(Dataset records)
-.-.-

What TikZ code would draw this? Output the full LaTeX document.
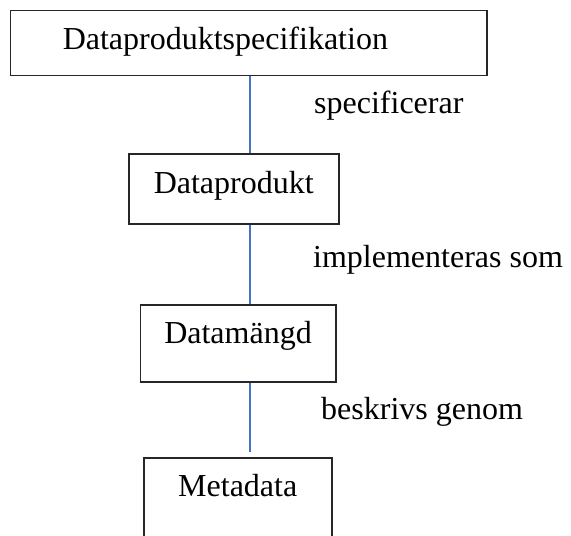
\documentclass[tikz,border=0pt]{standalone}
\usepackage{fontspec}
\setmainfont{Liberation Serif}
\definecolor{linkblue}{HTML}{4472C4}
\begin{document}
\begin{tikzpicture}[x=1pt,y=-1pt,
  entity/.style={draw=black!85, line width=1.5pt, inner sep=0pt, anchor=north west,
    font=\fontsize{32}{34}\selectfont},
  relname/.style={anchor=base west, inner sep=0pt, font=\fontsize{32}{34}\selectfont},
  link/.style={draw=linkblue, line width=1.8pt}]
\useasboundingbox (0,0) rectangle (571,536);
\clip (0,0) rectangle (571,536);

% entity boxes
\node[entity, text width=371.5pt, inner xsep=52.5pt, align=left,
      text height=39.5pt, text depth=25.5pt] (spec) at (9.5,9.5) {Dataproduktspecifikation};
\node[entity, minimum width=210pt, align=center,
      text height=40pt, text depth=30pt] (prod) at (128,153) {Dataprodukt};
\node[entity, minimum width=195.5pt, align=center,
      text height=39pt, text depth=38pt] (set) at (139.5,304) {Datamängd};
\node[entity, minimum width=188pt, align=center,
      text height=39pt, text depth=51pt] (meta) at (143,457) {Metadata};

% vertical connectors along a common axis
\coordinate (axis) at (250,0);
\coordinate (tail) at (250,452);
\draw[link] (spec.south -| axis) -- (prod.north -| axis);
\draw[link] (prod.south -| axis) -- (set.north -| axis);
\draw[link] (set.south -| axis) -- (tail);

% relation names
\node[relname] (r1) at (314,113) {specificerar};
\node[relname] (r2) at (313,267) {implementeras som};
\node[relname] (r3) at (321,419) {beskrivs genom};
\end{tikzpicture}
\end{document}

-.-.-

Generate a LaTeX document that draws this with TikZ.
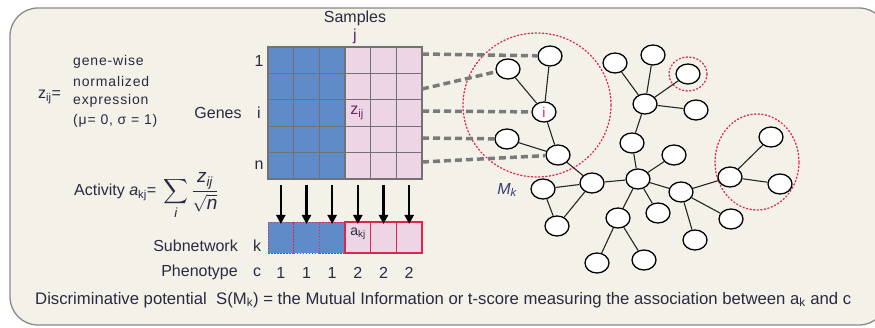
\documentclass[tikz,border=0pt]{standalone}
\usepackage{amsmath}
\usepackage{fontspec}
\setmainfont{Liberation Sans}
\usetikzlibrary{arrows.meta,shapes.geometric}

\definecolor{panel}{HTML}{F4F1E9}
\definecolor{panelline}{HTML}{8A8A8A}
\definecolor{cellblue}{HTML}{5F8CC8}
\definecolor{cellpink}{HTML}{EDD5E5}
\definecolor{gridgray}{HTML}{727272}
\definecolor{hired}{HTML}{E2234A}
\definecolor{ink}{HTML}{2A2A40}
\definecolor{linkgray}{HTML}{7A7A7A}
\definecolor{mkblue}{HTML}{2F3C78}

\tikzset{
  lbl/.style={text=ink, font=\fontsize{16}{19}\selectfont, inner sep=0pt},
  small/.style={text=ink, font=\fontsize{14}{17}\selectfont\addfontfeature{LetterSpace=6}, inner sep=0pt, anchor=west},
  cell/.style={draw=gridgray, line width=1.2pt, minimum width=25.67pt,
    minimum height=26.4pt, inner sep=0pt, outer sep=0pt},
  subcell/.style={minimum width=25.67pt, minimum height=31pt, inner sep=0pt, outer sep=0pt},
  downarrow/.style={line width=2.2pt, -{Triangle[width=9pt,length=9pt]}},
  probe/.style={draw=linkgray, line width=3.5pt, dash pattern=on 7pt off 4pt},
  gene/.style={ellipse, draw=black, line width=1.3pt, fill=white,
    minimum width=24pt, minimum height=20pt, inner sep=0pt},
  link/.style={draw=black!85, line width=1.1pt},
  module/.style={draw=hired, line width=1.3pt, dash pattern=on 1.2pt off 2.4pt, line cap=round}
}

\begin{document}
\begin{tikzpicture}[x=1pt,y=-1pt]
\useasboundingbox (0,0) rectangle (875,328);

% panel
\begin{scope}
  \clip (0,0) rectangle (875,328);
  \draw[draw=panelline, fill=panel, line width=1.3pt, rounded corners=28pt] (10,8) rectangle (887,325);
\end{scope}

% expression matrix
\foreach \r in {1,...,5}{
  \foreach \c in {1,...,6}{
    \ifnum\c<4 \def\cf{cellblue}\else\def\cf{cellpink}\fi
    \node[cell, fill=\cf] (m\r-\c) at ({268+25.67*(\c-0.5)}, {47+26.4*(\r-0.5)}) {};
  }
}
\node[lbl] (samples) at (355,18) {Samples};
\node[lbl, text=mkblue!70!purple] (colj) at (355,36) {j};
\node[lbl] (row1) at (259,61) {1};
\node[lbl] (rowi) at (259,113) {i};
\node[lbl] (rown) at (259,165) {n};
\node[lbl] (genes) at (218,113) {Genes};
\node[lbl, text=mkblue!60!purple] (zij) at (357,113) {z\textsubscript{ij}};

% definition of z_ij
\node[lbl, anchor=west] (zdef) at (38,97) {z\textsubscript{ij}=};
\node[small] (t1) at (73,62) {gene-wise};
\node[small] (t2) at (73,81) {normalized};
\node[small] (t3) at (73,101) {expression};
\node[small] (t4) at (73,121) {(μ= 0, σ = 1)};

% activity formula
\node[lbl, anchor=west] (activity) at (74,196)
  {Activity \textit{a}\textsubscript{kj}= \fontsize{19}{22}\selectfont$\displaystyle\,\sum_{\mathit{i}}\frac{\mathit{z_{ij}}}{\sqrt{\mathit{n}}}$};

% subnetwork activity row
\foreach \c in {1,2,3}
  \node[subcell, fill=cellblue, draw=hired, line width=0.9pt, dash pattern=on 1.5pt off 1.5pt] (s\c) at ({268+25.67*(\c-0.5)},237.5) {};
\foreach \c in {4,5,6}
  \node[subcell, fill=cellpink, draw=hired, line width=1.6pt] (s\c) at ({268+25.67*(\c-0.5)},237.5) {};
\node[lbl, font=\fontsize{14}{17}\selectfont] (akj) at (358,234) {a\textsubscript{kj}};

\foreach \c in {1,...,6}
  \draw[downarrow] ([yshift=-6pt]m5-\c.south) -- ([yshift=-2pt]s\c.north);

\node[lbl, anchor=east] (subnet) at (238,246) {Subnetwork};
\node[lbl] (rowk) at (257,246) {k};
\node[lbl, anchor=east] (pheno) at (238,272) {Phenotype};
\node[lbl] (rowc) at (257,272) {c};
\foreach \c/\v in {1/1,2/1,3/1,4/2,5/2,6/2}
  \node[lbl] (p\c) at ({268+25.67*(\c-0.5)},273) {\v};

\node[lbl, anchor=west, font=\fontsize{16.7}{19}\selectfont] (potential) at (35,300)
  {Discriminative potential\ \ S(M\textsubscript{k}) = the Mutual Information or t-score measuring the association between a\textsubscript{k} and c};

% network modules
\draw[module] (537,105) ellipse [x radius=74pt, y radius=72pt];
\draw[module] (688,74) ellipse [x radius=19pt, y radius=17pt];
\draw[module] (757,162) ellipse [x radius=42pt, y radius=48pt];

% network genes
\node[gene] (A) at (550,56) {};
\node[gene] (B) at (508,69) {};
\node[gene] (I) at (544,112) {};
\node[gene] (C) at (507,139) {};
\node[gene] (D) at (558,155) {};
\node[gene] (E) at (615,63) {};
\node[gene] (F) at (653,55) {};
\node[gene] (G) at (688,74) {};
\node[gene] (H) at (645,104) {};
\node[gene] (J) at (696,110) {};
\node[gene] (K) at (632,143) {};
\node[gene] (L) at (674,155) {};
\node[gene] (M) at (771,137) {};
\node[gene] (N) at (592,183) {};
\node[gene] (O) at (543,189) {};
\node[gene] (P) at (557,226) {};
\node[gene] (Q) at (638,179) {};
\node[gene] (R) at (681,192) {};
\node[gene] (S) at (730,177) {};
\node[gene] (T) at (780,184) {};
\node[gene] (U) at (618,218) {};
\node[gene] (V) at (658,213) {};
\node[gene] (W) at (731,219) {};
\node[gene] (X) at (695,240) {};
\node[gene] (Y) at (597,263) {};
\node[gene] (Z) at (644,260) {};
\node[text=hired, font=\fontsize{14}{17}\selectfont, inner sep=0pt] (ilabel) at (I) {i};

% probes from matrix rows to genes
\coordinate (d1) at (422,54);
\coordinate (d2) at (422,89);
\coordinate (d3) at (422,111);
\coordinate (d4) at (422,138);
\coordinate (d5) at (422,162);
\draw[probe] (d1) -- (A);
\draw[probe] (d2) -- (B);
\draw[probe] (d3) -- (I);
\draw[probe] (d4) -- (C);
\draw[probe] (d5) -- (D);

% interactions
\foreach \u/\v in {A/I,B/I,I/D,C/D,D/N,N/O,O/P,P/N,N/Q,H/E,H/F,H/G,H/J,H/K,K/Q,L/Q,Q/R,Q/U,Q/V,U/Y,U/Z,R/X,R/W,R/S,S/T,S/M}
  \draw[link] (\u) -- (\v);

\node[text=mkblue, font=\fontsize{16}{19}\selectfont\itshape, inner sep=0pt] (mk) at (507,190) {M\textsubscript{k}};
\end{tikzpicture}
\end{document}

-.-.-

Task details
Copy every line of the listing that includes the string "this".

Complete output
What TikZ code would draw this? Output the full LaTeX document.
Generate a LaTeX document that draws this with TikZ.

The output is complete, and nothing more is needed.